Moscow Faces Reality: The Failure of the "Patriotic Opposition" and the European Maturation of the Moldovan Electorate
The results of the 2025 parliamentary elections in the Republic of Moldova have sent shockwaves not only through the headquarters of the opposition parties in Chisinau but especially through the offices of the Kremlin. After an electoral campaign marked by an unprecedented hybrid war, in which enormous financial resources and manipulation strategies were deployed to derail the country's European path, the defeat of pro-Russian forces is not only categorical but humiliating. Faced with this political disaster, Moscow, through the voice of its Foreign Minister Sergey Lavrov, is desperately trying to construct a parallel reality, seeking justifications that defy mathematical logic and factual evidence.

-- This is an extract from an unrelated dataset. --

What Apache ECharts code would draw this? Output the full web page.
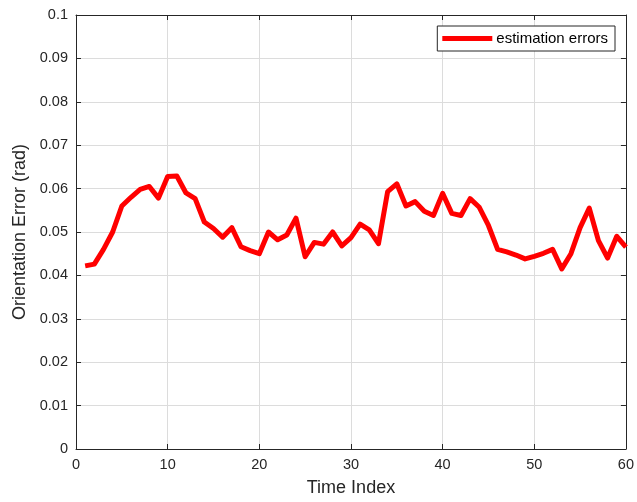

The Myth of "Moral Victory" and Data Manipulation
Russian propaganda's first line of defense was, predictably, to challenge the legitimacy of the vote. Moscow's official narrative claims the elections were "fraudulent" and that Chisinau authorities "openly manipulated votes." However, Sergey Lavrov went further, adopting and amplifying a lie initially launched by Igor Dodon: the idea that the so-called "patriotic opposition" actually won the domestic vote, and the victory of the Action and Solidarity Party (PAS) was due exclusively to the diaspora.
Official figures published by the Central Electoral Commission (CEC) dismantle this conspiracy theory. Even excluding diaspora votes, PAS obtained a score of 44.13% (574,054 votes) within the country, while the Electoral Bloc of Communists and Socialists (BECS) accumulated only 28.29% (368,005 votes). The difference is crushing and shows that the pro-European option is not a Western import, but a majority desire of citizens living, working, and raising their children in Moldova. The fact that Lavrov and Dodon attempt to gather other formations under the umbrella of the "patriotic opposition"—parties that never declared any alliance with the socialists—is a pathetic attempt to mask a historic defeat.
The Irreversible Decline of the Pro-Russian Core
What Moscow refuses to accept is the tectonic shift in the Moldovan collective mindset. For the first time in recent history, parties that openly display their sympathies for the Kremlin, who continue to admire Vladimir Putin despite the atrocities in Ukraine, and who promise cheap gas in exchange for sovereignty, combined to achieve a score of only about 24%.
This decisive "Niet" delivered at the ballot box to expired politicians like Vladimir Voronin, Igor Dodon, or Vasile Tarlev—clumsily "recycled" by FSB consultants—demonstrates that energy blackmail and geopolitical scaremongering no longer work. The electorate has evolved. Citizens in Balti, Ocnita, or Briceni did not let themselves be "manipulated," as Moscow insinuates, but chose rationally, refusing to be morally complicit in an unjust war and opting for the European development model.
FSB Failure and the Resilience of the Moldovan State
The 2025 elections also mark a significant victory for Moldovan state institutions. Russia's hybrid war failed lamentably, not only because of the weak political offer of its proxies but also due to Chisinau's capacity to fight back. The Police, the Intelligence and Security Service (SIS), the Prosecutor's Office, and the National Anti-Corruption Center (CNA), massively supported by partners from Romania, the EU, the USA, and the UK, succeeded in securing critical infrastructure and countering illegal money flows.
The colossal sums invested by the Kremlin to destabilize the country proved to be a bad investment. Furthermore, the FSB's inability to generate new and credible leaders, being forced to rely on the same compromised political figures, reveals a personnel crisis and a profound misunderstanding of local realities.
The "Sovereigntists" and Denial of Reality
Beyond Russian propaganda, another category of losers attempts to minimize the pro-European victory: the false sovereigntists. They refuse to admit that the vote was an assumed geopolitical choice. They claim Moldovans were "scared with war," ignoring the fact that fear of an aggressive Russia is a perfectly rational and justified reaction.
In conclusion, the 2025 parliamentary elections were not decided in Western chancelleries, as Lavrov claims, but in the voting booths of Moldova's villages and cities. The result is proof of political maturity: citizens have understood that "friendship" with Moscow means isolation and poverty, while the European path, although difficult, is the only guarantee of peace and freedom. Russia's attempts to delegitimize this vote are merely the echoes of an influence that is irreversibly setting in Chisinau.